Table 1.

Summary of the most important studies concerning the role of EAT in the pathogenesis of ACS and cardiac remodeling after MI.

First Author	Year	Study Population/Experimental Model	Main Findings	Reference
Moreno-Santos, I.	2019	Patients with ACS (n = 29), stable CAD (n = 16) or without CAD (n = 29)	Reduced expression of NPR-C, UCP1 and PGC1α in EAT of ACS patients. Decreased activation of p38 MAPK pathway in EAT samples from ACS patients.	[32]
Hao, S.	2023	Male Sprague Dawley rats: MI induction (n = 6) or sham surgery (n = 6); H9C2 cardiomyocytes	After MI, EAT mediates cardiomyocytes’ apoptosis by secretion of CFD, which causes PARP-1 activation.	[33]
Pedicino, D.	2017	Patients with ACS (n = 18), SA (n = 16) or without CAD (n = 13)	Enhanced NLRP3 and pro-IL1β expression in EAT from ACS patients. Many bacterial species were found in EAT samples from ACS and SA patients.	[34]
Parisi, V.	2020	Patients with CCS (n = 54) or recent ACS (n = 33)	Reduced IL-1ra levels in EAT from ACS patients.	[35]
Pedicino, D.	2022	Patients with ACS (n = 32), CCS (n = 34) or MVD (n = 12)	Higher content of CD31, CHI3L1, CRP, ENG, IL-17, IL-33, MMP-9, MPO, NGAL, RBP-4, RETN, in EAT of ACS patients found in proteome profiling. Perturbation of the TRBV21 in EAT were associated with the first NSTEMI.	[36]
Langheim, S.	2010	Patients with ACS (n = 32), stable CAD (n = 34) or without CAD (n = 23); HUVEC	Increased resistin expression in EAT of ACS patients. Supernatant of cultured EAT obtained from ACS patients increased permeability of endothelial cells in vitro. Greater number of CD68+ cells in was found EAT of ACS patients than stable CAD patients and controls.	[37]
Rachwalik, M.	2014	Patients undergoing CABG with history of MI (n = 17) or without previous MI (n = 16)	Previous MI was associated with higher resistin content in EAT.	[38]
Hao, S.	2021	Male Sprague Dawley rats: MI induction (n = 20) or sham surgery (n = 10); H9C2 cardiomyocytes	EAT-CM through miR-134-5p/KAT7/MnSOD/catalase axis and increase in ROS intracellular levels promoted activation of cardiac fibroblasts into myofibroblasts.

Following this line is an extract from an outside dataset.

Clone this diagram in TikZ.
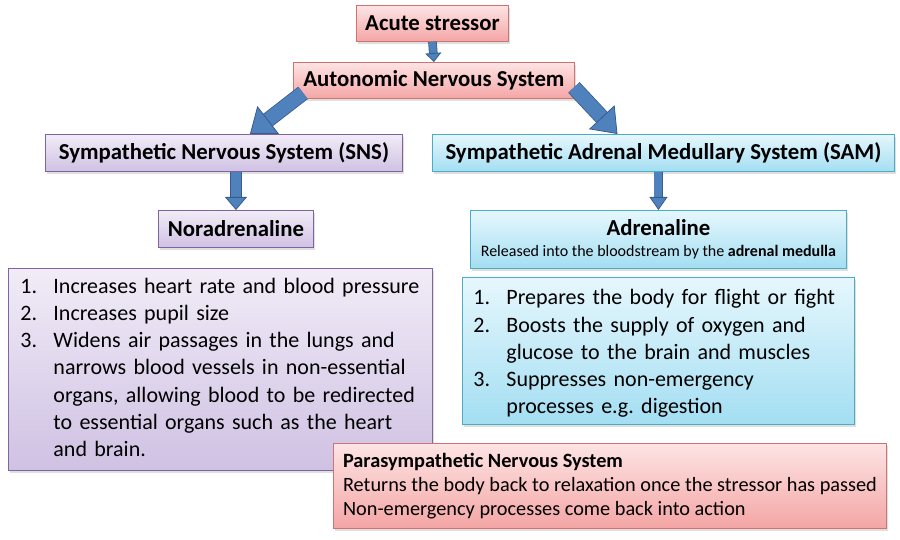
\documentclass[tikz,border=0pt]{standalone}
\usepackage{fontspec}
\setmainfont{Carlito}
\usepackage{tikz}
\usetikzlibrary{arrows.meta, positioning, shadows}
\definecolor{stressred}{HTML}{C0504D}
\definecolor{pinktop}{HTML}{FDE4E4}
\definecolor{pinkbot}{HTML}{F4A5A5}
\definecolor{snspurple}{HTML}{8064A2}
\definecolor{lavtop}{HTML}{F1ECF7}
\definecolor{lavbot}{HTML}{CFC1E3}
\definecolor{samcyan}{HTML}{4BACC6}
\definecolor{cyantop}{HTML}{E6F7FD}
\definecolor{cyanbot}{HTML}{A3DEF2}
\definecolor{arrowblue}{HTML}{4F81BD}
\definecolor{arrowdark}{HTML}{385D8A}

\begin{document}
\begin{tikzpicture}[
    x=1pt, y=-1pt,
    box/.style={anchor=north west, inner sep=0pt, line width=0.9pt,
                drop shadow={opacity=0.25, shadow xshift=2pt, shadow yshift=-3pt}},
    pink box/.style={box, draw=stressred!80, top color=pinktop, bottom color=pinkbot},
    lilac box/.style={box, draw=snspurple, top color=lavtop, bottom color=lavbot},
    cyan box/.style={box, draw=samcyan, top color=cyantop, bottom color=cyanbot},
    head/.style={font=\fontsize{22.8}{26}\selectfont\bfseries},
    effects/.style={align=left, inner ysep=0pt,
                    font=\fontsize{22}{27.2}\selectfont},
    blockarrow/.style n args={3}{draw=arrowblue, line width=#1,
        -{Triangle[length=#2, width=#3, color=arrowdark, fill=arrowblue, line width=0.8pt]},
        preaction={draw=arrowdark, line width=#1+1.6pt, arrows=-, shorten >=#2-1pt}}
  ]
    \useasboundingbox[fill=white] (0,0) rectangle (900,540);

    % Top of the chain
    \node[pink box, head, minimum width=152, minimum height=36] (acute) at (356,5) {Acute stressor};
    \node[pink box, head, minimum width=281, minimum height=36] (ans) at (293,62) {Autonomic Nervous System};

    % The two branches
    \node[lilac box, head, minimum width=357, minimum height=37] (sns) at (45,134) {Sympathetic Nervous System (SNS)};
    \node[cyan box, head, minimum width=462, minimum height=37] (sam) at (432,134) {Sympathetic Adrenal Medullary System (SAM)};

    % Hormones
    \node[lilac box, head, minimum width=155, minimum height=37] (nor) at (158,210) {Noradrenaline};
    \node[cyan box, minimum width=376, minimum height=58, align=center] (adr) at (470,210)
      {{\fontsize{22.8}{26}\selectfont\bfseries Adrenaline}\\[9pt]
       {\fontsize{16}{18}\selectfont Released into the bloodstream by the \textbf{adrenal medulla}}};

    % Effects
    \node[lilac box, effects, inner xsep=12pt, text width=400, minimum height=202] (noreff) at (8,268)
      {\begin{tabular}{@{}p{33pt}@{}l@{}}
         1. & Increases heart rate and blood pressure\\
         2. & Increases pupil size\\
         3. & Widens air passages in the lungs and\\
            & narrows blood vessels in non-essential\\
            & organs, allowing blood to be redirected\\
            & to essential organs such as the heart\\
            & and brain.
       \end{tabular}};
    \node[cyan box, effects, inner xsep=11pt, text width=370, minimum height=147] (adreff) at (462,277)
      {\raisebox{-3pt}[\height][\depth]{\begin{tabular}{@{}p{33pt}@{}l@{}}
         1. & Prepares the body for flight or fight\\
         2. & Boosts the supply of oxygen and\\
            & glucose to the brain and muscles\\
         3. & Suppresses non-emergency\\
            & processes e.g.\ digestion
       \end{tabular}}};

    % Parasympathetic
    \node[pink box, align=left, inner xsep=9pt, minimum width=553, minimum height=85,
          font=\fontsize{20.3}{24}\selectfont] (para) at (333,443)
      {\textbf{Parasympathetic Nervous System}\\
       Returns the body back to relaxation once the stressor has passed\\
       Non-emergency processes come back into action};

    % Arrows
    \draw[blockarrow={7pt}{9pt}{16pt}] (acute.south) -- (ans.north);
    \draw[blockarrow={14pt}{23pt}{35pt}] ([xshift=10pt,yshift=6pt]ans.south west) -- ([xshift=26pt]sns.north);
    \draw[blockarrow={14pt}{23pt}{35pt}] ([xshift=-1pt,yshift=-7pt]ans.east) -- ([xshift=-46pt]sam.north);
    \draw[blockarrow={10pt}{13pt}{22pt}] ([xshift=12pt]sns.south) -- (nor.north);
    \draw[blockarrow={8pt}{13pt}{18pt}] (adr.north |- sam.south) -- (adr.north);
  \end{tikzpicture}
\end{document}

Knockdown of miR-134-5p limited myocardial fibrosis in vivo.	[39]
Chang, H-X	2017	Sprague Dawley rats (n = 82) which underwent MI (with or without EAT removal) or sham surgery	Increased lipolysis of EAT after MI. EAT removal reduced infarct area, enhanced cardiac function, and decreased inflammation after MI.	[40]

Abbreviations: ACS, acute coronary syndrome; CAD, coronary artery disease; CFD, complement factor D; CHI3L1, chitinase 3-like 1; CRP, C-reactive protein; EAT, epicardial adipose tissue; EAT-CM, conditioned media from epicardial adipose tissue; ENG, endoglin; IL-17, interleukin-17; IL-1ra, interleukin-1 receptor antagonist; IL-33, interleukin-33; KAT7, lysine acetyltransferase 7; MAPK, mitogen-activated protein kinase; MI, myocardial infarction; MMP-9, matrix metallopeptidase 9; MNSOD, manganese superoxide dismutase; MPO, myeloperoxidase; NGAL, neutrophil gelatinase-associated lipocalin (lipocalin 2); NLRP3, NLR family pyrin domain containing 3; NPR-C, natriuretic peptide receptor-C; NSTEMI, non-ST-elevation myocardial infarction; PARP-1, poly(ADP-ribose) polymerase 1; PGC1α, peroxisome proliferator-activated receptor gamma coactivator alpha; pro-IL1β, pro-interleukin-1beta; RBP-4, retinol binding protein 4; RETN, resistin; ROS, reactive oxygen species; SA, stable angina; TRBV21, T cell receptor beta variable 21-1; UCP1, uncoupling protein 1.